Monday, January 01, 2007

A Forgotten History

On Christmas day near midnight, I was driving from Round Rock back to my parents’ place in Walburg. With Spanish music on the radio, I admired how much the much the outer limits of Austin had grown in the last six months much less since I was a small child. New subdivisions, strip malls, movie houses, and well lit access roads blurred by as I opened the car up on a traffic-less I-35. Cruising at 80, I passed Oxford Place one of the few buildings standing in my childhood.

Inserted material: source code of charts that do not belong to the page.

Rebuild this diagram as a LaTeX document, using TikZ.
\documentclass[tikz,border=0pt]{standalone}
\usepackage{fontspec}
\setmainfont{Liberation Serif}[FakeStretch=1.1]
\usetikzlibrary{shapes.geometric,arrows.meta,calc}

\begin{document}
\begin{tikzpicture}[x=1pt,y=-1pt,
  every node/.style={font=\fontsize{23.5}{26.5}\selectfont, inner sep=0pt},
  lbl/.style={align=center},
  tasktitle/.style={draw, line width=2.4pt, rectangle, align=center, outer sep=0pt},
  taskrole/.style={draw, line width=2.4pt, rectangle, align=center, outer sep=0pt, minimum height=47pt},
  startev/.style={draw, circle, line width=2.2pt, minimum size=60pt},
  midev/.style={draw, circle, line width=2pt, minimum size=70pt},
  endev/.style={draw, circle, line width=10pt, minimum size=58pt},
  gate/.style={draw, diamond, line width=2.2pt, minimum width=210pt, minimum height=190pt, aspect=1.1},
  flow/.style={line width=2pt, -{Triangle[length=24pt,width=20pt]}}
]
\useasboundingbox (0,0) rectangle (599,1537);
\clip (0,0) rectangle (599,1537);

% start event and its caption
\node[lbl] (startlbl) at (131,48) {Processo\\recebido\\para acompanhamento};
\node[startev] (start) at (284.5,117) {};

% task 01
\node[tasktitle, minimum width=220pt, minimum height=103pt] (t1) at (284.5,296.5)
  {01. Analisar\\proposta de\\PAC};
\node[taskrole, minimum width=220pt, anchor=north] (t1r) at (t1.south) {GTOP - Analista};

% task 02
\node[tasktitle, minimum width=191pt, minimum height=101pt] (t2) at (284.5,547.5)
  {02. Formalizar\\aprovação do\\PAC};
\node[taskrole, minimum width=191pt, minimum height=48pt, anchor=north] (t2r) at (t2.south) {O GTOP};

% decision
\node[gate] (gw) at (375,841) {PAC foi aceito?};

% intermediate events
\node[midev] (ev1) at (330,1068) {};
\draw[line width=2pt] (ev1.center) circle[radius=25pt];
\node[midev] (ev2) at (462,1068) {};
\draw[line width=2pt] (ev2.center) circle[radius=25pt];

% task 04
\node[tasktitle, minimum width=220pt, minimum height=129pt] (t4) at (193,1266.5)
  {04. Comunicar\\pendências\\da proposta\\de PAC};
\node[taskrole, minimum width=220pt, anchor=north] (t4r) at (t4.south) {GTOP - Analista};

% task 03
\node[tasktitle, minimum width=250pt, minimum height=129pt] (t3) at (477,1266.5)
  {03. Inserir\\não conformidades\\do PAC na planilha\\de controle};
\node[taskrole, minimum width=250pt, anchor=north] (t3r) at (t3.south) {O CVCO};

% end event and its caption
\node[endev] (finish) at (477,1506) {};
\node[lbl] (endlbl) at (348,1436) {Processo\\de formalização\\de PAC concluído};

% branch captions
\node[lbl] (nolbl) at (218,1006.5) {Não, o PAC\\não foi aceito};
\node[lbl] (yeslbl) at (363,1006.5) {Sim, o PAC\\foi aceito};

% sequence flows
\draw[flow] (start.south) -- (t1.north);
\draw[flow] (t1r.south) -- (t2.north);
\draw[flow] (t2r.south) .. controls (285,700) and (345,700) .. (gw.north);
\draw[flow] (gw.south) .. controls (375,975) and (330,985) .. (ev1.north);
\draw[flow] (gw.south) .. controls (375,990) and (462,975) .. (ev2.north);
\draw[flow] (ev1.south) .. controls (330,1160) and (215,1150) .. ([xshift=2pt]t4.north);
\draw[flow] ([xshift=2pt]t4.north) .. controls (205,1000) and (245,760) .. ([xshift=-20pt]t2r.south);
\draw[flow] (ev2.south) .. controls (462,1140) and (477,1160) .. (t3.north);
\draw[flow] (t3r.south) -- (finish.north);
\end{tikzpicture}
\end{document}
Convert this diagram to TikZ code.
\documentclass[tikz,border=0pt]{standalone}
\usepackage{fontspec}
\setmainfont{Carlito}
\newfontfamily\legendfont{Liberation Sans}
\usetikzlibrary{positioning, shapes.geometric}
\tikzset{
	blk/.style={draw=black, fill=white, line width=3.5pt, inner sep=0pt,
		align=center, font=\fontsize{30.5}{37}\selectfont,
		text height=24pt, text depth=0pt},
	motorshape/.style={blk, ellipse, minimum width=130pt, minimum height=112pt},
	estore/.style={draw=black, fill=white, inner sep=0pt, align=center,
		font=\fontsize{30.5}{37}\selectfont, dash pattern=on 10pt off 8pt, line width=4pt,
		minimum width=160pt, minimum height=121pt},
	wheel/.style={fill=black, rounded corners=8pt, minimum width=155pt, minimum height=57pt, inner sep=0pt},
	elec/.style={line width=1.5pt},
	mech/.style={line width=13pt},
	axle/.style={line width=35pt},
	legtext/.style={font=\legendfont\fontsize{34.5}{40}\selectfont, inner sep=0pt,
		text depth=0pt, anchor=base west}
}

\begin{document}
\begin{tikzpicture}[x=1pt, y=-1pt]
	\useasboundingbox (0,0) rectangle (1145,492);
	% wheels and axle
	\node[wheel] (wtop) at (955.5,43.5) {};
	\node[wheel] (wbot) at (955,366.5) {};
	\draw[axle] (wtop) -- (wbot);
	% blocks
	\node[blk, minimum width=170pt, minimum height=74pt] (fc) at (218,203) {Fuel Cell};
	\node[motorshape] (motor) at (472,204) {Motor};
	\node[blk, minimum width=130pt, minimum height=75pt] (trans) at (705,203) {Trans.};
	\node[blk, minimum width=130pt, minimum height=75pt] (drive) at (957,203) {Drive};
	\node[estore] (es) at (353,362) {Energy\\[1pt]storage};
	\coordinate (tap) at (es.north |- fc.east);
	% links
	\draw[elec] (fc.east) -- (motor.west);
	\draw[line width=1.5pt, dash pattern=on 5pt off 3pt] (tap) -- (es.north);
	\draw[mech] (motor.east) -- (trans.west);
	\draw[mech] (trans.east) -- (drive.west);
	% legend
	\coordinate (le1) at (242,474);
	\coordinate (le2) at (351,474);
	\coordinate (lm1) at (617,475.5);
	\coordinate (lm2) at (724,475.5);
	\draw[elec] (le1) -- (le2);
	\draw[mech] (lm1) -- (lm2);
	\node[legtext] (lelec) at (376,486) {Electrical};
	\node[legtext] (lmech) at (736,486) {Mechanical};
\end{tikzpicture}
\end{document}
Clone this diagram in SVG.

Built in the boom of the early 80s, the Oxford Place was a typical strip mall that included an odd four story, three-football field long building. With windows in every room, I’m not sure what it was intended to be used for. In its history, it served as a nursing home before being evacuated in the late 80s never to be rented again. Repeatedly a sale sign would appear on the side of the strip mall starting in the bust of the mid 80s ending a couple of years ago. Most of the time, the whole place lay vacant with at most two stores tried to entice customers before dying out due to the lack of traffic.

The Oxford Place remains relic to the boom and bust economy and our need for newness.

As I write, construction surrounds the Oxford Place. New strip malls, restaurants, and stores appear in the months between my visits. Never does one rent into the Oxford Place, nor is it torn down. It is too expensive to dismantle too odd, old, and unlucky to make work. All the while, every prospector says this boom season will never bust.